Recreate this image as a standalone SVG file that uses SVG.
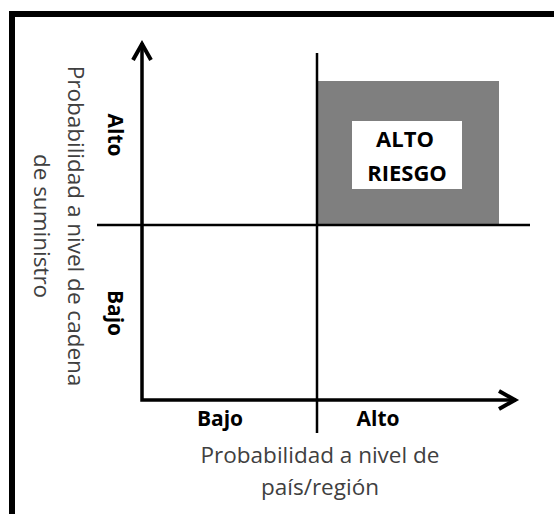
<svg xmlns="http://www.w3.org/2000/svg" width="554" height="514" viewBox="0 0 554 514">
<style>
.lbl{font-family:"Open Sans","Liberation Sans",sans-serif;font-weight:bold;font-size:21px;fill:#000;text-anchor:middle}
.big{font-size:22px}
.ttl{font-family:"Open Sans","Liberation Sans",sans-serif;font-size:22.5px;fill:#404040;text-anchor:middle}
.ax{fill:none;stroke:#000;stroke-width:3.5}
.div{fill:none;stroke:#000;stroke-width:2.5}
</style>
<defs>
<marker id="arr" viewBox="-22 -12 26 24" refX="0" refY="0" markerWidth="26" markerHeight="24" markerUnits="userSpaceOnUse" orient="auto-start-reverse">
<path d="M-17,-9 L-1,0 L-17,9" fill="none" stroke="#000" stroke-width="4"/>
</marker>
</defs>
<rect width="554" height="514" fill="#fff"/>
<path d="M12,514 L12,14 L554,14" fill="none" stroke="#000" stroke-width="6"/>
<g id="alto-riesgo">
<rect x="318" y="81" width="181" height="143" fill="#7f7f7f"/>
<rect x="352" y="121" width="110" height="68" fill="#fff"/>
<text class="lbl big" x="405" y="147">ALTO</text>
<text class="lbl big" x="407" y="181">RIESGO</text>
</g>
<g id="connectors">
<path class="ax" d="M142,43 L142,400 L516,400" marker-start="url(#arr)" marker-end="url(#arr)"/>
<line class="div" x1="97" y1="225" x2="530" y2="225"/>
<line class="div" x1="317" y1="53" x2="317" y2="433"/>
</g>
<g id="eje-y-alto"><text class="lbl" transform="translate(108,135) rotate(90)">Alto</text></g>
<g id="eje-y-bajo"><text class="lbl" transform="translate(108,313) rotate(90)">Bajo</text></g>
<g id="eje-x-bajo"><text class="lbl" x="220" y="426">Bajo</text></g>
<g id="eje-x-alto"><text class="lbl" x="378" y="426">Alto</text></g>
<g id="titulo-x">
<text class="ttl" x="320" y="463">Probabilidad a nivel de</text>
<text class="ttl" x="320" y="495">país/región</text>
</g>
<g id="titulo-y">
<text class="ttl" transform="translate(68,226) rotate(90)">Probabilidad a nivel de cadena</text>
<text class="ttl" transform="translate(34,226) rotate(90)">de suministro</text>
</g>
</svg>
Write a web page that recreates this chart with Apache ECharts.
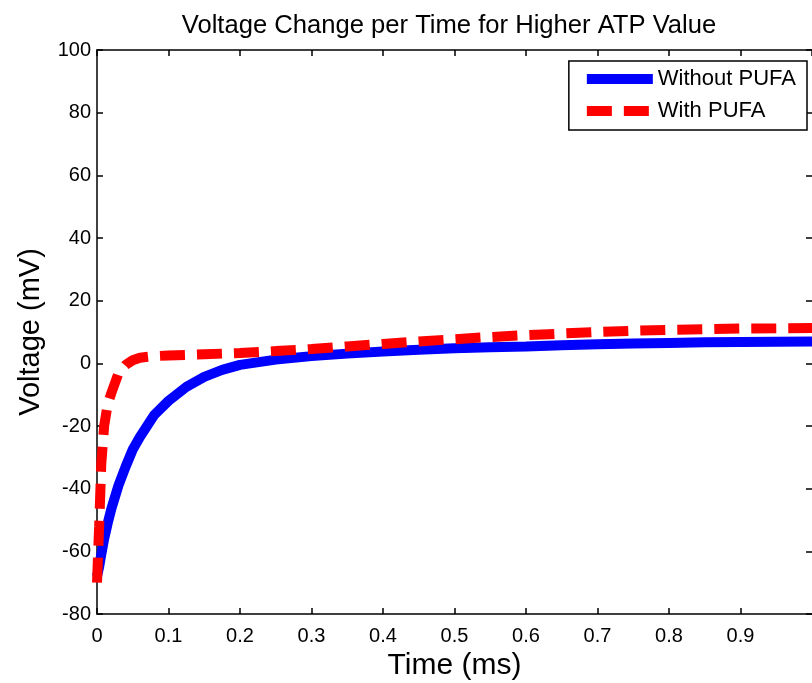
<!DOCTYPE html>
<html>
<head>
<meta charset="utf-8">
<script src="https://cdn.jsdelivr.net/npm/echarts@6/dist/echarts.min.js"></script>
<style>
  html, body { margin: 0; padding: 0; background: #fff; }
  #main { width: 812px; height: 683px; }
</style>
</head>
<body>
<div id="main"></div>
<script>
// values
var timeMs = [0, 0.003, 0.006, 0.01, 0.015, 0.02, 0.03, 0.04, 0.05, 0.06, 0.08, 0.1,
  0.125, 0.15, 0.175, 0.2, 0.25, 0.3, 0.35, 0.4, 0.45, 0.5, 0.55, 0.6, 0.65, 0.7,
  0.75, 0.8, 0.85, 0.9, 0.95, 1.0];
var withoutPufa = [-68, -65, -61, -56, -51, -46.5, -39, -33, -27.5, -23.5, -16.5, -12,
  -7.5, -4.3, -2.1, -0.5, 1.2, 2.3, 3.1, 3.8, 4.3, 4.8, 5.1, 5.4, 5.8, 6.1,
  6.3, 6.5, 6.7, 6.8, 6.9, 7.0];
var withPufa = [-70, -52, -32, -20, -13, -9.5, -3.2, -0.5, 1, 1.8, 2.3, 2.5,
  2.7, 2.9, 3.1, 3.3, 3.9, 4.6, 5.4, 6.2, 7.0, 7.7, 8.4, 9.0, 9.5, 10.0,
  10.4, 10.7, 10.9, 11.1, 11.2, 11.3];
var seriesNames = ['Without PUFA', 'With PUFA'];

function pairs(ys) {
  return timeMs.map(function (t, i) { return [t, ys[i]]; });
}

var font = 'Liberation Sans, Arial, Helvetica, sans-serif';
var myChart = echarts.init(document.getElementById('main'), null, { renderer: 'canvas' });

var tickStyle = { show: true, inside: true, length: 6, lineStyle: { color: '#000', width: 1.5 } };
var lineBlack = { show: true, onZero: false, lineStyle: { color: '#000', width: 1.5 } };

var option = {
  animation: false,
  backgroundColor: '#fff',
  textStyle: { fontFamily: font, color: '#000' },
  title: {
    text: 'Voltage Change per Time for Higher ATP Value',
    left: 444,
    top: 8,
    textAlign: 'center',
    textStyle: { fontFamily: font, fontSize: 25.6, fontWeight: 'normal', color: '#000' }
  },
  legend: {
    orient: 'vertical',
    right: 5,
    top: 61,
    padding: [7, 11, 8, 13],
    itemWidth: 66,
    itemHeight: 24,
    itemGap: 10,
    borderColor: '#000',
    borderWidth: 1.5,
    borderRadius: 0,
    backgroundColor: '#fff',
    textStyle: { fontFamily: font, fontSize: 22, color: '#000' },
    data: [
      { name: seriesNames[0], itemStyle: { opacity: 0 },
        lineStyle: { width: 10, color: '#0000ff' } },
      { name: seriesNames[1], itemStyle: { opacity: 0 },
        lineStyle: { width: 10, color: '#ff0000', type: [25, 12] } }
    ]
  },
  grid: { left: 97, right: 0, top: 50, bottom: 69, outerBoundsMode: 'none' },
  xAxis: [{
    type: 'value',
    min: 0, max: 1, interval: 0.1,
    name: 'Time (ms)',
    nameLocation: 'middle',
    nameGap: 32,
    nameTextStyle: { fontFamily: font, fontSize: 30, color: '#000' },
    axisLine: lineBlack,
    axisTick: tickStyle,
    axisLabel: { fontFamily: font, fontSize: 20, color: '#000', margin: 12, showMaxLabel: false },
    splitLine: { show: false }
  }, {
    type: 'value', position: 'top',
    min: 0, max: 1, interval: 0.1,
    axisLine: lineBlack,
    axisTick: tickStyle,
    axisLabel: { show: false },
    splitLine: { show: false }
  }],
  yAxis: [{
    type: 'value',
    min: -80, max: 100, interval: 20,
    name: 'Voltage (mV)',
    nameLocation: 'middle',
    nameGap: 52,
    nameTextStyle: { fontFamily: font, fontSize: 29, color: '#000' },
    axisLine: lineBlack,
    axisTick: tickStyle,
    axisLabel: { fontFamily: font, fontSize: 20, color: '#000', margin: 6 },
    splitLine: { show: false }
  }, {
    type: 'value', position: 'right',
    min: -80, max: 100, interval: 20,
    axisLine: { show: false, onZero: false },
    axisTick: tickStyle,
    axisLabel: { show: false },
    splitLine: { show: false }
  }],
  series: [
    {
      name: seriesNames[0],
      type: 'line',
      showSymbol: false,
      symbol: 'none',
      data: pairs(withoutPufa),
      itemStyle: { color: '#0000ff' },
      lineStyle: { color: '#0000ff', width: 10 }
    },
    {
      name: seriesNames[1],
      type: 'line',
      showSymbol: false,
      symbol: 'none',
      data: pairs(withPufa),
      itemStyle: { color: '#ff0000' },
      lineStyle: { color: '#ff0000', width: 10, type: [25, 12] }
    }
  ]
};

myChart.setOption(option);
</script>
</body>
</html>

- _What is being asked_: Show every line of the listing in which the string "this" can be found.

- _Final result_:
Recreate this image as a standalone SVG file that uses SVG.
Write a web page that recreates this chart with Apache ECharts.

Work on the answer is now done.